▶ **Challenge**:
Pull out exactly the lines from the line containing "Write a web" to the line containing "const yTicks = [0, 20, 40, 60, 80, 100];", both lines included, with pictures removed from the copy.

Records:

BEGIN

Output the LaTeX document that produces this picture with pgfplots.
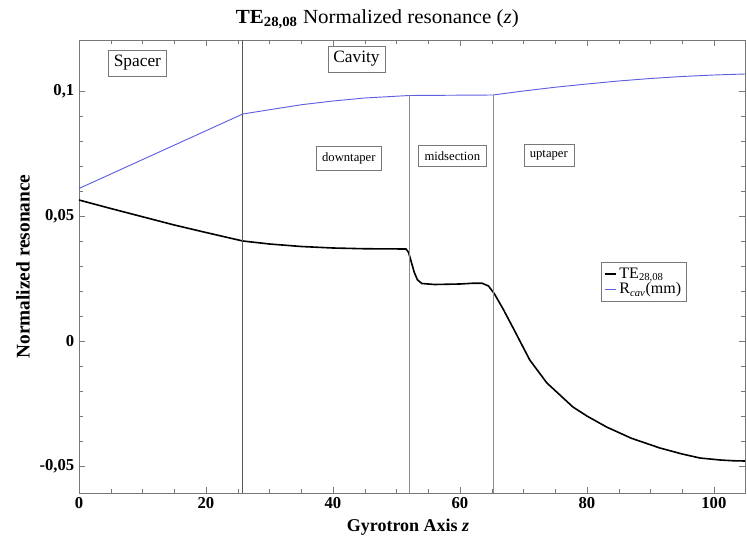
\documentclass[border=0pt]{standalone}
\usepackage{fontspec}
\setmainfont{Liberation Serif}
\usepackage{graphicx}
\usepackage{pgfplots}
\pgfplotsset{compat=1.18}
\definecolor{bluel}{RGB}{95,95,225}
\definecolor{axgray}{RGB}{120,120,120}
\begin{document}
\begin{tikzpicture}
\begin{axis}[
  scale only axis,
  width=499.5pt, height=339.75pt,
  xmin=0, xmax=104.9, ymin=-0.0608, ymax=0.1204,
  axis line style={axgray},
  tick style={axgray},
  xtick={0,20,40,60,80,100},
  xticklabels={\textbf{0},\textbf{20},\textbf{40},\textbf{60},\textbf{80},\textbf{100}},
  minor x tick num=3,
  ytick={-0.05,0,0.05,0.1},
  yticklabels={\textbf{-0,05},\textbf{0},\textbf{0,05},\textbf{0,1}},
  minor y tick num=4,
  ticklabel style={font=\fontsize{12.5}{14}\selectfont},
  title={\scalebox{1.05}[1]{\textbf{TE\textsubscript{28,08}} Normalized resonance (\textit{z})}},
  title style={font=\fontsize{15}{17}\selectfont, at={(0.448,1)}, anchor=center, yshift=9.75pt},
  xlabel={\textbf{Gyrotron Axis \textit{z}}},
  ylabel={\textbf{Normalized resonance}},
  xlabel style={font=\fontsize{13.5}{15}\selectfont, at={(0.494,0)}, anchor=center, yshift=-25.5pt},
  ylabel style={font=\fontsize{14.5}{16}\selectfont, yshift=0.5pt},
  legend style={at={(axis cs:82.2,0.0316)}, anchor=north west, draw=axgray, font=\fontsize{12}{13}\selectfont, inner sep=2pt, row sep=-2pt},
  legend cell align=left,
  legend image post style={xscale=0.5},
  clip=false,
]
\addplot[black, line width=1.2pt] coordinates {
(0,0.0564) (5,0.0530) (10,0.0497) (15,0.0464) (20,0.0434) (25.8,0.0400)
(30,0.0388) (35,0.0378) (40,0.0372) (45,0.0369) (51.5,0.0368)
(51.9,0.0355) (52.3,0.0320) (52.8,0.0275) (53.3,0.0245) (54,0.0230)
(56,0.0226) (60,0.0228) (62,0.0231) (63.5,0.0231) (64.5,0.0220)
(65.4,0.0190) (66.8,0.0128) (68.3,0.0056) (71,-0.0076) (73.7,-0.0168)
(77.8,-0.0264) (80,-0.0300) (83.1,-0.0344) (87,-0.0389) (91.5,-0.0428)
(95,-0.0452) (97.8,-0.0468) (101,-0.0476) (103,-0.0479) (104.9,-0.0480)
};
\addlegendentry{TE\textsubscript{28,08}}
\addplot[bluel, line width=0.7pt] coordinates {
(0,0.0610) (25.8,0.0908) (30,0.0925) (35,0.0945) (40,0.0960) (45,0.0972)
(52,0.0982) (65.2,0.0984) (70,0.1000) (75,0.1015) (80,0.1028) (85,0.1040)
(90,0.1050) (95,0.1058) (100,0.1064) (104.9,0.1068)
};
\addlegendentry{R\textsubscript{\textit{cav}}(mm)}
\draw[black!65, line width=0.6pt] (axis cs:25.8,-0.0608) -- (axis cs:25.8,0.1204);
\draw[black!45, line width=0.6pt] (axis cs:52.0,-0.0608) -- (axis cs:52.0,0.0982);
\draw[black!45, line width=0.6pt] (axis cs:65.2,-0.0608) -- (axis cs:65.2,0.0984);
\node[draw=axgray, font=\fontsize{13}{15}\selectfont, inner sep=4pt] at (axis cs:9.2,0.1112) {Spacer};
\node[draw=axgray, font=\fontsize{13}{15}\selectfont, inner sep=4pt] at (axis cs:43.7,0.1128) {Cavity};
\node[draw=axgray, font=\fontsize{9.5}{10}\selectfont, inner sep=4.5pt] at (axis cs:42.5,0.0730) {downtaper};
\node[draw=axgray, font=\fontsize{9.5}{10}\selectfont, inner sep=4.5pt] at (axis cs:58.8,0.0740) {midsection};
\node[draw=axgray, font=\fontsize{9.5}{10}\selectfont, inner sep=4.5pt] at (axis cs:74.0,0.0742) {uptaper};
\end{axis}
\pgfresetboundingbox
\path ([shift={(-59.25pt,-35.25pt)}]current axis.south west) rectangle ([shift={(1.5pt,30pt)}]current axis.north east);
\end{tikzpicture}
\end{document}
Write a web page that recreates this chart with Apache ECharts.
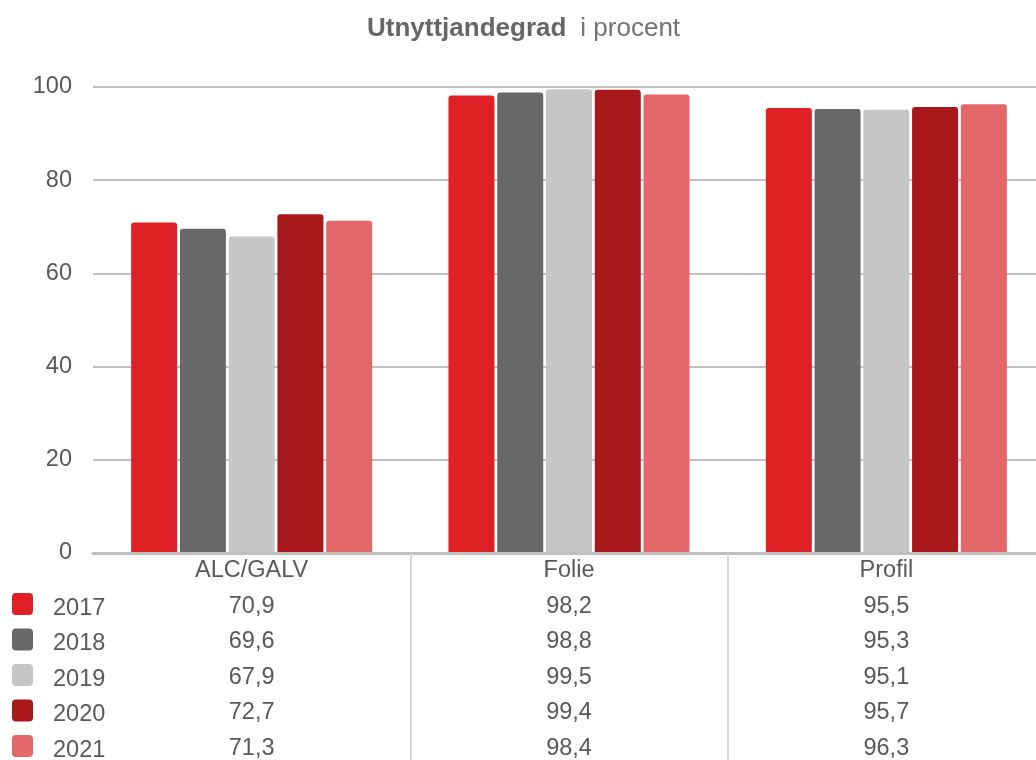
<!DOCTYPE html>
<html>
<head>
<meta charset="utf-8">
<script src="https://cdn.jsdelivr.net/npm/echarts@6/dist/echarts.min.js"></script>
<style>html,body{margin:0;padding:0;background:#fff}#c{width:1036px;height:760px}</style>
</head>
<body>
<div id="c"></div>
<script>
const categories = ['ALC/GALV', 'Folie', 'Profil'];
const years = ['2017', '2018', '2019', '2020', '2021'];
const v2017 = [70.9, 98.2, 95.5];
const v2018 = [69.6, 98.8, 95.3];
const v2019 = [67.9, 99.5, 95.1];
const v2020 = [72.7, 99.4, 95.7];
const v2021 = [71.3, 98.4, 96.3];
const yTicks = [0, 20, 40, 60, 80, 100];

const seriesValues = [v2017, v2018, v2019, v2020, v2021];
const colors = ['#df2024', '#686868', '#c6c6c6', '#a9181b', '#e4676a'];
const FONT = '"Liberation Sans", Arial, sans-serif';
const TXT = '#595959';
const fmt = v => v.toFixed(1).replace('.', ',');
// rounded square in the upper part of a 21x30 box, so the label sits a little lower
const LEGEND_ICON = 'path://M4,0 H17 A4,4 0 0 1 21,4 V18 A4,4 0 0 1 17,22 H4 A4,4 0 0 1 0,18 V4 A4,4 0 0 1 4,0 Z M0,31';

const chart = echarts.init(document.getElementById('c'), null, {renderer: 'canvas'});
chart.setOption({
  animation: false,
  backgroundColor: '#fff',
  title: {
    left: 367,
    top: 16,
    padding: 0,
    text: '{b|Utnyttjandegrad}{n|i procent}',
    textStyle: {
      rich: {
        b: {fontFamily: FONT, fontSize: 26, fontWeight: 'bold', color: '#666666'},
        n: {fontFamily: FONT, fontSize: 26, fontWeight: 'normal', color: '#737373', padding: [0, 0, 0, 14]}
      }
    }
  },
  legend: {
    orient: 'vertical',
    left: 12,
    top: 593,
    height: 180,
    padding: 0,
    itemWidth: 21,
    itemHeight: 31,
    itemGap: 4.5,
    icon: LEGEND_ICON,
    data: years,
    textStyle: {fontFamily: FONT, fontSize: 23.5, color: TXT, padding: [0, 0, 0, 15]}
  },
  grid: {left: 93, width: 952, top: 87, bottom: 207, outerBoundsMode: 'none', containLabel: false},
  xAxis: {
    type: 'category',
    data: categories,
    boundaryGap: true,
    axisLine: {lineStyle: {color: '#bfbfbf', width: 3}},
    axisTick: {
      show: true,
      length: 210,
      interval: function (i) { return i !== 0; },
      lineStyle: {color: '#d6d6d6', width: 2}
    },
    axisLabel: {
      margin: 0,
      interval: 0,
      formatter: function (value, idx) {
        const lines = ['{c|' + value + '}'];
        seriesValues.forEach(arr => lines.push('{c|' + fmt(arr[idx]) + '}'));
        return lines.join('\n');
      },
      rich: {
        c: {fontFamily: FONT, fontSize: 23.5, color: TXT, lineHeight: 35.5, align: 'center'}
      }
    },
    z: 5
  },
  yAxis: {
    type: 'value',
    min: yTicks[0],
    max: yTicks[yTicks.length - 1],
    interval: yTicks[1] - yTicks[0],
    axisLine: {show: false},
    axisTick: {show: false},
    axisLabel: {margin: 21, fontFamily: FONT, fontSize: 23.5, color: TXT},
    splitLine: {lineStyle: {color: '#c0c0c0', width: 2}}
  },
  series: years.map((y, i) => ({
    name: y,
    type: 'bar',
    data: seriesValues[i],
    barWidth: 46,
    barGap: '6%',
    itemStyle: {color: colors[i], borderRadius: [3, 3, 0, 0]},
    z: 2
  }))
});
</script>
</body>
</html>
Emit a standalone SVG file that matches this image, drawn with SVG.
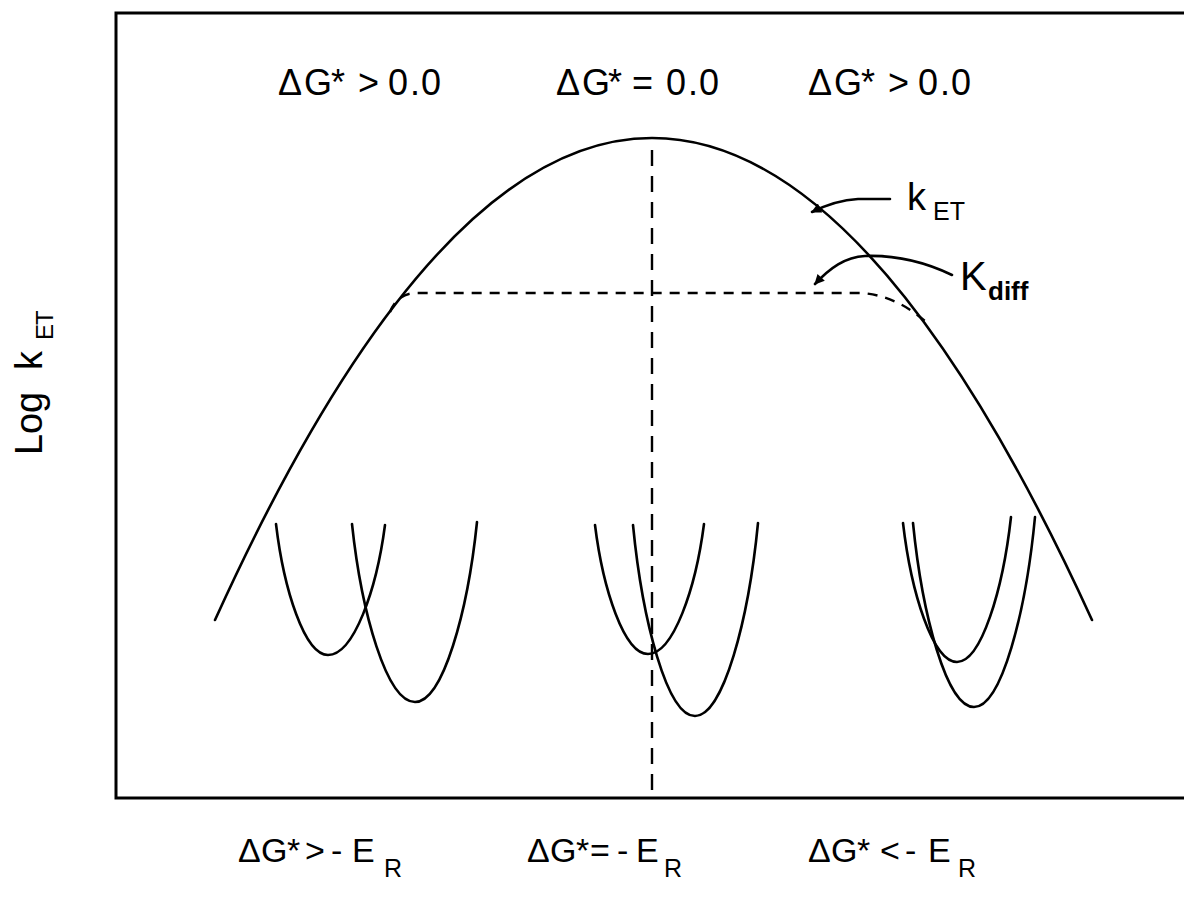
<svg xmlns="http://www.w3.org/2000/svg" width="1184" height="907" viewBox="0 0 1184 907">
<style>
.ln{fill:none;stroke:#000;stroke-width:2.6;stroke-linecap:round;stroke-linejoin:round}
.dash{fill:none;stroke:#000;stroke-width:2.4}
.t{font-family:"Liberation Sans",Arial,sans-serif;fill:#000}
</style>
<defs>
<marker id="ah" viewBox="0 0 10 10" refX="9" refY="5" markerWidth="12" markerHeight="10" markerUnits="userSpaceOnUse" orient="auto">
<path d="M0,0 L10,5 L0,10 z" fill="#000"/>
</marker>
</defs>
<rect width="1184" height="907" fill="#fff"/>
<g id="frame">
<rect x="116" y="13" width="1100" height="785" fill="none" stroke="#000" stroke-width="3"/>
</g>
<g id="connectors">
<path id="kET-curve" class="ln" d="M215,620 Q433.5,138 652,138 Q872,138 1092,620"/>
<path id="kdiff-curve" class="dash" stroke-dasharray="10 8" d="M390,312 Q397,294 415,293 L862,293 Q897,296 926,322"/>
<path id="center-line" class="dash" stroke-dasharray="16 10" d="M652,150 L652,797"/>
<path id="arrow-kET" class="ln" stroke-width="2.2" marker-end="url(#ah)" d="M890,199 L858,199 C840,200 826,205 812,212"/>
<path id="arrow-kdiff" class="ln" stroke-width="2.2" marker-end="url(#ah)" d="M952,275 C925,262 895,255 865,256 C845,257 830,268 815,284"/>
</g>
<g id="well-left">
<path class="ln" d="M276,524 C283.8,589.5 304.6,655 328,655 C353.7,655 376.5,590 385,525"/>
<path class="ln" d="M352,524 C361.5,613 386.7,702 415,702 C442.9,702 467.7,612 477,522"/>
</g>
<g id="well-center">
<path class="ln" d="M595,525 C603,589.5 624.2,654 648,654 C673.2,654 695.6,589 704,524"/>
<path class="ln" d="M633,525 C642.3,620.5 667.1,716 695,716 C723.4,716 748.6,619.5 758,523"/>
</g>
<g id="well-right">
<path class="ln" d="M903,523 C911.1,592.5 932.7,662 957,662 C981.3,662 1002.9,589.5 1011,517"/>
<path class="ln" d="M913,523 C922.2,615 946.6,707 974,707 C1001.5,707 1025.9,612 1035,517"/>
</g>
<g id="top-labels" class="t" font-size="36">
<text x="278 304 331 345 358 380 388 410 421" y="95">ΔG* &gt; 0.0</text>
<text x="556 582 608 632 666 688 699" y="95">ΔG*=0.0</text>
<text x="808 834 861 875 888 910 918 940 951" y="95">ΔG* &gt; 0.0</text>
</g>
<g id="bottom-labels" class="t" font-size="34">
<text y="862"><tspan x="238 261 287 297 305 322 331 343 352">ΔG* &gt; - E</tspan><tspan x="384" y="877" font-size="25">R</tspan></text>
<text y="862"><tspan x="527 550 576 590 617 636">ΔG*=-E</tspan><tspan x="664" y="877" font-size="25">R</tspan></text>
<text y="862"><tspan x="808 831 857 870 880 898 905 918 928">ΔG* &lt; - E</tspan><tspan x="958" y="877" font-size="25">R</tspan></text>
</g>
<g id="label-kET" class="t">
<text x="907" y="210" font-size="38">k</text>
<text x="933" y="220" font-size="25">ET</text>
</g>
<g id="label-kdiff" class="t">
<text x="960" y="290" font-size="40">K</text>
<text x="988" y="300" font-size="26" font-weight="bold">diff</text>
</g>
<g id="axis-label" class="t">
<text transform="translate(42,455) rotate(-90)" font-size="38"><tspan x="0 21 42 62 85">Log k</tspan><tspan x="115 130" dy="11" font-size="24">ET</tspan></text>
</g>
</svg>
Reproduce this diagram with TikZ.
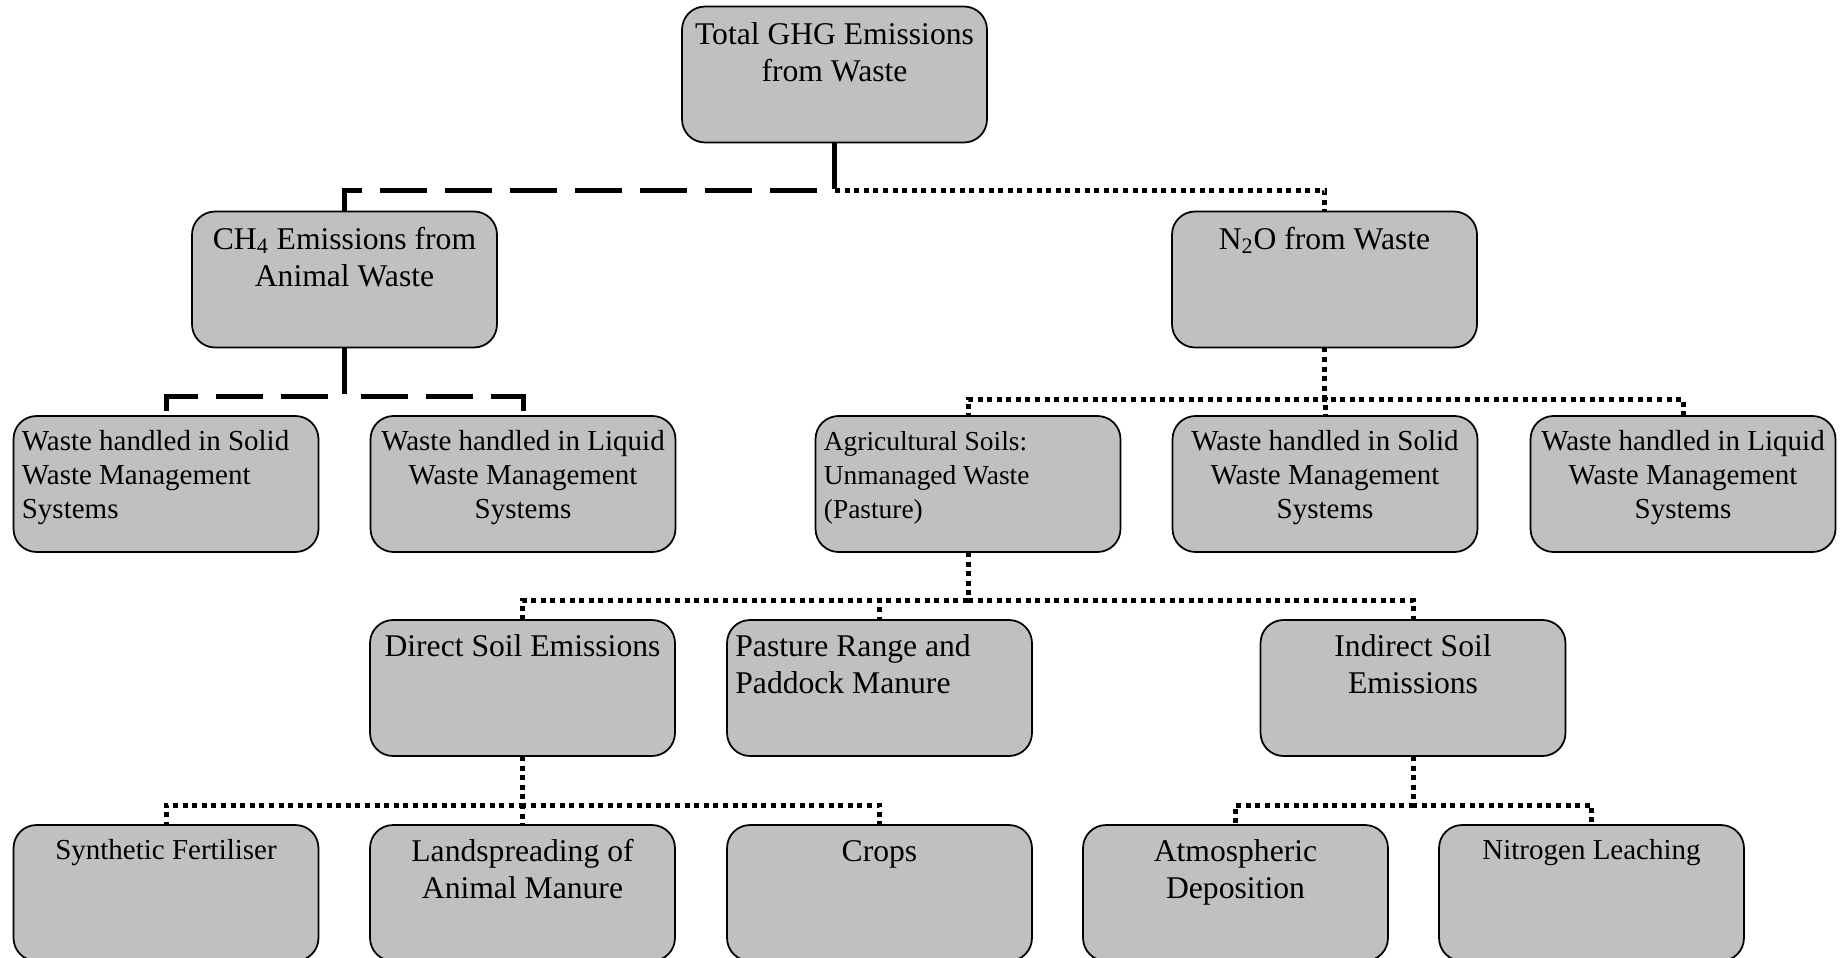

END

▶ **Output of the task**:
Write a web page that recreates this chart with Apache ECharts.
<!DOCTYPE html>
<html>
<head>
<meta charset="utf-8">
<script src="https://cdn.jsdelivr.net/npm/echarts@6/dist/echarts.min.js"></script>
<style>html,body{margin:0;padding:0;background:#fff}#c{width:1036px;height:760px}</style>
</head>
<body>
<div id="c"></div>
<script>
const categories = ['ALC/GALV', 'Folie', 'Profil'];
const years = ['2017', '2018', '2019', '2020', '2021'];
const v2017 = [70.9, 98.2, 95.5];
const v2018 = [69.6, 98.8, 95.3];
const v2019 = [67.9, 99.5, 95.1];
const v2020 = [72.7, 99.4, 95.7];
const v2021 = [71.3, 98.4, 96.3];
const yTicks = [0, 20, 40, 60, 80, 100];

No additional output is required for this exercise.